I think that this legacy has still continued to the day, even though the initial reasoning has largely gone. Even in Dungeons & Dragons 4e where characters are pretty hard to kill, a character can’t get their eye gouged out as an injury or lose a limb.

Hit Points Make it Tough

Back in the wargaming days, units were either alive or dead, and one hit took them down. When Gygax and Arneson created Dungeons & Dragons based on Chainmail, they decided that characters needed to be a bit more hardy to survive. Instead of taking one hit to go down, some unitswould take two or three hits to go down.

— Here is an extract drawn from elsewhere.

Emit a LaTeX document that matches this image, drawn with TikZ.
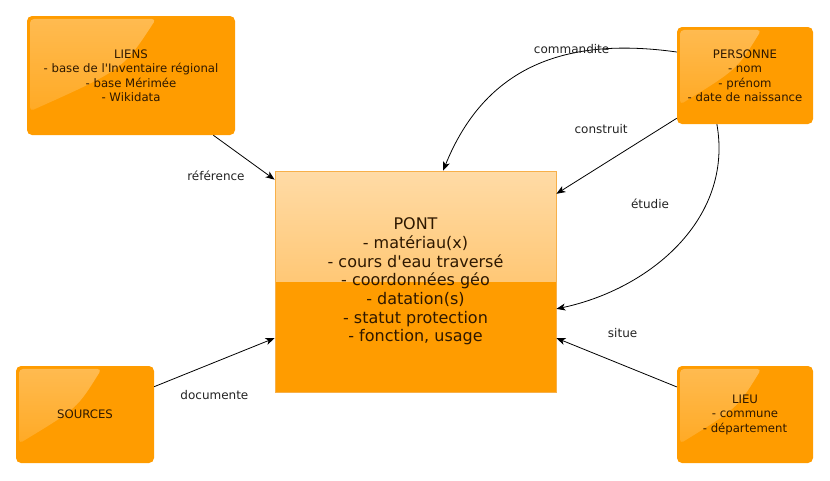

They called the system “hit points.” Since then, the hit point mechanic has evolved into the system it is today (and pretty much every game and video game that uses hit points is indebted to this mechanic).

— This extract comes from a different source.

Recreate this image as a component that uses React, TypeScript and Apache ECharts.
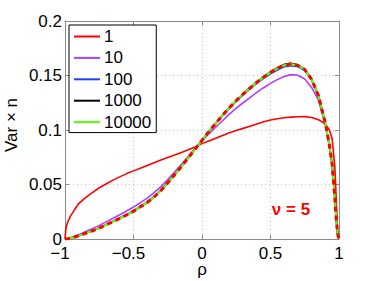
import React, { useEffect, useRef } from "react";
import * as echarts from "echarts";

const rho = [-1, -0.995, -0.99, -0.98, -0.96, -0.93, -0.9, -0.85, -0.8, -0.75, -0.7, -0.65, -0.6, -0.55, -0.5, -0.45, -0.4, -0.35, -0.3, -0.25, -0.2, -0.15, -0.1, -0.05, 0, 0.05, 0.1, 0.15, 0.2, 0.25, 0.3, 0.35, 0.4, 0.45, 0.5, 0.55, 0.6, 0.65, 0.7, 0.75, 0.8, 0.85, 0.9, 0.93, 0.95, 0.97, 0.98, 0.99, 0.995, 1];

const n1 = [0, 0.008, 0.0115, 0.0155, 0.021, 0.027, 0.0325, 0.038, 0.0425, 0.047, 0.0505, 0.054, 0.057, 0.06, 0.0625, 0.065, 0.0675, 0.07, 0.0725, 0.0748, 0.077, 0.0793, 0.0818, 0.0845, 0.0875, 0.09, 0.0925, 0.095, 0.0975, 0.0995, 0.1015, 0.1035, 0.1055, 0.1075, 0.1092, 0.1103, 0.1112, 0.1118, 0.1122, 0.1123, 0.1115, 0.1095, 0.1055, 0.1, 0.092, 0.066, 0.036, 0.008, 0.003, 0];

const n10 = [0, 0, 0.0002, 0.0005, 0.0012, 0.0025, 0.004, 0.0068, 0.0095, 0.0125, 0.0157, 0.019, 0.0222, 0.0257, 0.0293, 0.0333, 0.0375, 0.0425, 0.048, 0.0545, 0.0615, 0.0685, 0.0758, 0.0832, 0.0898, 0.0965, 0.1025, 0.1085, 0.1145, 0.12, 0.125, 0.1298, 0.1345, 0.1388, 0.1428, 0.1462, 0.149, 0.1508, 0.1502, 0.1468, 0.139, 0.1275, 0.105, 0.085, 0.068, 0.037, 0.018, 0.005, 0.002, 0];

const n100 = [0, 0, 0.0001, 0.0003, 0.0009, 0.002, 0.0032, 0.0055, 0.0078, 0.0104, 0.0134, 0.0164, 0.0195, 0.0226, 0.026, 0.03, 0.034, 0.039, 0.045, 0.052, 0.0595, 0.067, 0.0748, 0.0827, 0.0905, 0.0983, 0.1057, 0.113, 0.1198, 0.1262, 0.1322, 0.1376, 0.1428, 0.1474, 0.1515, 0.155, 0.158, 0.159, 0.158, 0.1545, 0.1458, 0.131, 0.1062, 0.0858, 0.0683, 0.037, 0.018, 0.005, 0.002, 0];

const n1000 = [0, 0, 0.0001, 0.0003, 0.0008, 0.0018, 0.003, 0.0052, 0.0075, 0.01, 0.013, 0.016, 0.019, 0.022, 0.0255, 0.0295, 0.0335, 0.0385, 0.0445, 0.0515, 0.059, 0.0665, 0.0745, 0.0825, 0.0905, 0.0985, 0.106, 0.1135, 0.1205, 0.1272, 0.1333, 0.1389, 0.1441, 0.149, 0.1534, 0.1572, 0.1602, 0.1613, 0.1598, 0.1558, 0.1467, 0.1316, 0.1066, 0.086, 0.0685, 0.037, 0.018, 0.005, 0.002, 0];

const n10000 = [0, 0, 0.0001, 0.0003, 0.0008, 0.0018, 0.003, 0.0052, 0.0075, 0.01, 0.013, 0.016, 0.019, 0.022, 0.0255, 0.0295, 0.0335, 0.0385, 0.0445, 0.0515, 0.059, 0.0665, 0.0745, 0.0825, 0.0905, 0.0985, 0.106, 0.1135, 0.1205, 0.127, 0.133, 0.1385, 0.1437, 0.1485, 0.1528, 0.1565, 0.1595, 0.1605, 0.1592, 0.1555, 0.1465, 0.1315, 0.1065, 0.086, 0.0685, 0.037, 0.018, 0.005, 0.002, 0];

const theory = [0, 0, 0.0001, 0.0003, 0.0008, 0.0018, 0.003, 0.0052, 0.0075, 0.01, 0.013, 0.016, 0.019, 0.022, 0.0255, 0.0295, 0.0335, 0.0385, 0.0445, 0.0515, 0.059, 0.0665, 0.0745, 0.0825, 0.0905, 0.0985, 0.106, 0.1135, 0.1205, 0.127, 0.133, 0.1385, 0.1437, 0.1485, 0.1528, 0.1565, 0.1595, 0.1605, 0.1592, 0.1555, 0.1465, 0.1315, 0.1065, 0.086, 0.0685, 0.037, 0.018, 0.005, 0.002, 0];

const legendNames = ["1", "10", "100", "1000", "10000"];
const seriesValues = [n1, n10, n100, n1000, n10000];
const colors = ["#ff0000", "#b23cff", "#1f3fff", "#000000", "#55ff00"];

const xTicks = { min: -1, max: 1, interval: 0.5 };
const yTicks = { min: 0, max: 0.2, interval: 0.05 };

const FONT = "'Liberation Sans', Arial, Helvetica, sans-serif";
const AXIS_COLOR = "#8a8a8a";

export default function App() {
  const ref = useRef<HTMLDivElement>(null);
  useEffect(() => {
    if (!ref.current) return;
    const chart = echarts.init(ref.current, null, { renderer: "svg" });
    const pairs = (ys: number[]) => rho.map((x, i) => [x, ys[i]]);
    const series: any[] = seriesValues.map((ys, i) => ({
      name: legendNames[i],
      type: "line",
      data: pairs(ys),
      symbol: "none",
      lineStyle: { color: colors[i], width: i === 4 ? 2.2 : 1.6 },
      itemStyle: { color: colors[i] },
      z: 2 + i,
    }));
    series.push({
      name: "theory",
      type: "line",
      data: pairs(theory),
      symbol: "none",
      lineStyle: { color: "#ff0000", width: 3, type: [5, 4] },
      itemStyle: { color: "#ff0000" },
      z: 10,
    });
    const axisCommon = {
      type: "value",
      axisLine: { show: true, onZero: false, lineStyle: { color: AXIS_COLOR, width: 1 } },
      axisTick: { show: true, inside: true, length: 4, lineStyle: { color: AXIS_COLOR } },
    };
    chart.setOption({
      animation: false,
      grid: { left: 65, right: 35, top: 21, bottom: 42, containLabel: false },
      legend: {
        data: legendNames,
        orient: "vertical",
        left: 69,
        top: 25,
        padding: [3, 5, 2, 5],
        icon: "rect",
        itemWidth: 26,
        itemHeight: 2,
        itemGap: 4.4,
        backgroundColor: "#fff",
        borderColor: "#000",
        borderWidth: 1,
        borderRadius: 0,
        textStyle: { fontSize: 17, fontFamily: FONT, color: "#000", lineHeight: 17, padding: [0, 0, 0, -1] },
      },
      xAxis: [
        {
          ...axisCommon,
          position: "bottom",
          ...xTicks,
          splitLine: { show: true, lineStyle: { color: "#c4c4c4", type: [1, 3], width: 1 } },
          axisLabel: {
            fontSize: 17,
            fontFamily: FONT,
            color: "#000",
            margin: 6,
            formatter: (v: number) => (v < 0 ? `{neg|−${Math.abs(v)}}` : `${v}`),
            rich: { neg: { fontSize: 17, fontFamily: FONT, color: "#000", padding: [0, 10, 0, 0] } },
          },
        },
        {
          ...axisCommon,
          position: "top",
          ...xTicks,
          splitLine: { show: false },
          axisLabel: { show: false },
        },
      ],
      yAxis: [
        {
          ...axisCommon,
          position: "left",
          ...yTicks,
          splitLine: { show: true, lineStyle: { color: "#c4c4c4", type: [1, 3], width: 1 } },
          axisLabel: { fontSize: 17, fontFamily: FONT, color: "#000", margin: 3, lineHeight: 12 },
        },
        {
          ...axisCommon,
          position: "right",
          ...yTicks,
          splitLine: { show: false },
          axisLabel: { show: false },
        },
      ],
      series,
      graphic: [
        {
          type: "text",
          x: 11.5,
          y: 125,
          rotation: Math.PI / 2,
          style: { text: "Var × n", fontSize: 17, fontFamily: FONT, fill: "#000", align: "center", verticalAlign: "middle" },
        },
        {
          type: "text",
          x: 202,
          y: 269,
          style: { text: "ρ", fontSize: 17, lineHeight: 12, fontFamily: FONT, fill: "#000", align: "center", verticalAlign: "middle" },
        },
        {
          type: "text",
          x: 291,
          y: 209.5,
          style: { text: "ν = 5", fontSize: 17, fontWeight: "bold", fontFamily: FONT, fill: "#ff0000", align: "center", verticalAlign: "middle" },
        },
      ],
    });
    return () => chart.dispose();
  }, []);
  return <div ref={ref} style={{ width: 374, height: 281, position: "absolute", left: 0, top: 0 }} />;
}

Over time, hit points became greater and characters became even hardier with changes to the rules on death. But the basic concept has stayed to the same. One side effect of this development is that your character can get all the way down to 1 HP and still fight just as well as they were at full health, and make a full recovery without even a scar.

HP. I still have one left.

Interestingly, Advanced Dungeons & Dragons did try rules like this with their Unearthed Arcana book, which added optional rules for severe injuries, such as a broken arm. The implementation though was…poor. Basically your arm is a “bag of hit points” and if your arm gets to 0, it’s broken or worse. Most people found it too complicated and not really worth the called shot penalties it incurred, so those rules didn’t make an appearance in later versions.

A Possible Solution: Injury on Incapacitation

Yup, it’s totally ripped off from Savage Worlds, but it works. Why not just have this: whenever a character becomes incapacitated, they roll on a table for random injuries, indicating the damage they got from their last few attacks. The severity can be modified by the results of a Constitution roll (or Fortitude Saving Throw for 3.x systems). Then they’re stuck with the injury until they get fully healed, or permanently if it’s severe.

Injuries by default would add a penalty to some characteristic. A limp penalizes Pace and Agility, a gouged out eye penalizes Perception and Ranged attacks. And this solution works even with the current hit point system.

Ultimately though, I guess it all comes down to a matter of preference. Some people are totally fine with the fact that one eye is cosmetic. I on the other hand want things to be a bit more realistic in my games. Or at least let characters have flaws (which is a much bigger topic).